Since I can’t control what you all like, I’ll instead spend my time talking about why I like Hiroshima Mon Amour so much. I was compelled to buy it when I watched Night and Fog about a year ago and found it to be a fascinating documentary about remembrance. I wasn’t surprised to find that this movie also began its journey to the screen as a documentary, because the opening ten minutes or so are filled with slice-of-life moments from Hiroshima 10 years after the bomb intercut with horrific images of the very human aftermath. We see what looks like a busy modern city road and then a young child with birth defects, a tour of the memorial museum then a blackened, burned body. Over all of this is a fascinating dialogue between two disembodied voices. One talks about her memories of living in Hiroshima for the past few months, the other admonishing her that she’ll forget everything soon. Since the two characters are withheld from our eyes, their words become all we have to judge them by.

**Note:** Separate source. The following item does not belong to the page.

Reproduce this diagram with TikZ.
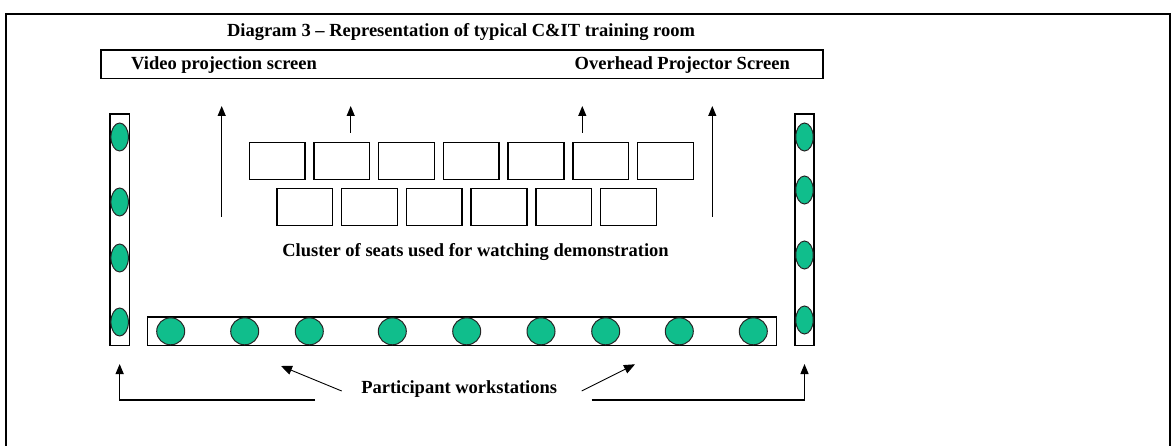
\documentclass[tikz,border=0pt]{standalone}
\usepackage{fontspec}
\setmainfont{Liberation Serif}
\usetikzlibrary{arrows.meta,shapes.geometric}
\definecolor{seatgreen}{RGB}{16,190,140}
\begin{document}
\begin{tikzpicture}[x=1pt,y=-1pt,
  lbl/.style={font=\fontsize{18.5}{22}\selectfont\bfseries, inner sep=0pt},
  seatbox/.style={draw, line width=1.4pt, minimum width=55.7pt, minimum height=37pt, inner sep=0pt},
  bench/.style={draw, line width=1.4pt, inner sep=0pt},
  wst/.style={ellipse, draw=black!85, fill=seatgreen, line width=1pt, inner sep=0pt},
  colst/.style={wst, minimum width=17.5pt, minimum height=28pt},
  barst/.style={wst, minimum width=28pt, minimum height=27pt},
  arr/.style={line width=1.2pt, -{Triangle[length=10pt,width=8pt]}},
  thinarr/.style={line width=0.9pt, -{Triangle[length=11pt,width=9pt]}},
]
\useasboundingbox (0,0) rectangle (1172,446);
\clip (0,0) rectangle (1172,446);
\draw[line width=2.5pt] (6,470) -- (6,14) -- (1170,14) -- (1170,470);

\node[lbl] (title) at (461,32) {Diagram 3 – Representation of typical C\&IT training room};

\node[bench, minimum width=722pt, minimum height=28.3pt] (screen) at (462,64.15) {};
\node[lbl, anchor=west] (vps) at (131,65) {Video projection screen};
\node[lbl, anchor=east] (ops) at (790,65) {Overhead Projector Screen};

\node[bench, minimum width=19.3pt, minimum height=231.7pt] (lcol) at (119.65,229.85) {};
\node[bench, minimum width=19pt, minimum height=231.7pt] (rcol) at (804.5,229.85) {};
\node[bench, minimum width=629pt, minimum height=28.7pt] (bar) at (462.2,331.35) {};

\foreach \i in {0,...,6} \node[seatbox] (t\i) at ({277.2+64.7*\i},160.8) {};
\foreach \i in {0,...,5} \node[seatbox] (b\i) at ({304.9+64.7*\i},207) {};

\foreach \y [count=\k] in {137,202,258,322} \node[colst] (l\k) at (119.65,\y) {};
\foreach \y [count=\k] in {137,190,255,320} \node[colst] (r\k) at (804.5,\y) {};
\foreach \x [count=\k] in {170.7,244.7,309.3,392.3,466.7,541,605.7,679.3,753.3}
  \node[barst] (w\k) at (\x,331.3) {};

\node[lbl] (cl) at (475.5,251.7) {Cluster of seats used for watching demonstration};
\node[lbl] (pw) at (459.2,388.7) {Participant workstations};

\coordinate (a1s) at (221.7,216.7); \coordinate (a1e) at (221.7,106);
\coordinate (a2s) at (350.7,133);   \coordinate (a2e) at (350.7,106);
\coordinate (a3s) at (582.3,133);   \coordinate (a3e) at (582.3,106);
\coordinate (a4s) at (712.3,216.7); \coordinate (a4e) at (712.3,106);
\draw[arr] (a1s) -- (a1e);
\draw[arr] (a2s) -- (a2e);
\draw[arr] (a3s) -- (a3e);
\draw[arr] (a4s) -- (a4e);

\coordinate (lbs) at (315,400); \coordinate (lbc) at (119.65,400); \coordinate (lbt) at (119.65,364);
\coordinate (rbs) at (591.7,400); \coordinate (rbc) at (804.5,400); \coordinate (rbt) at (804.5,364);
\draw[arr] (lbs) -- (lbc) -- (lbt);
\draw[arr] (rbs) -- (rbc) -- (rbt);

\coordinate (dls) at (341.7,391); \coordinate (dlt) at (281,366);
\coordinate (drs) at (581.7,391); \coordinate (drt) at (635,364.3);
\draw[thinarr] (dls) -- (dlt);
\draw[thinarr] (drs) -- (drt);
\end{tikzpicture}
\end{document}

And he, the admonishing voice, is right. If what we see on the screen is the woman’s memories, they’ve already fragmented into moments, so the act of forgetting has begun before we can even know to remember. It’s a stunning opening, made even more impressive when the two finally enter the picture and we see them clearly preparing to go about their day after spending the night together. Everything takes on a new meaning, and we turn into a romantic mode. Maybe.

Hiroshima Mon Amour 2

Alain Resnais doesn’t stop his audio-visual juxtaposition at the bravura opening sequence, though. It returns towards the end when the couple, now very familiar to the audience and each other, engage in more acts of remembering over a late night drink on the day before Riva is supposed to return to Paris. The tea room is darkly lit and they have enough room to have an intimate conversation at their table. It is there where Riva tells the story of her previous affair cut short by circumstance. Resnais begins by having her tell the story and then cuts to the story’s events happening on screen. It’s maybe not groundbreaking anymore, but it is used so effectively here, especially as her memories have no dialogue except their shared conversation. Riva recounts her affair with a Nazi soldier who was shot by her fellow townspeople when the war ended. Riva and Okada map themselves onto the two people present in her memories and use the opportunity to talk about their ability to remember the past, whether they want to or just let the past fade away. At this point everything else has faded away, too, a fact only brought to the audience’s attention when her story ends and the noise of the tea room’s patrons abruptly rejoins the audio mix. Again, a familiar technique, but an effective one. When one is in love or war, everything else can fade away into nothingness. Experiences are funny that way, and memories even more so.

It’s no surprise, then, that the movie doesn’t really have a whole ton going on plot-wise. The two characters kind of circle around each other for the length of their time together. Both are married and have children, the affair cannot last. It reminded me a lot of Brief Encounter, which I also recently watched, and shares an understanding that films are also short affairs. Hiroshima Mon Amour is one of those movies that would not work on the page. It isn’t just made using cinematic techniques, it is cinematic technique. It is showing you things, telling you other things at the same time, and then reminding you that neither of these are the real thing, only memories that you’re already forgetting.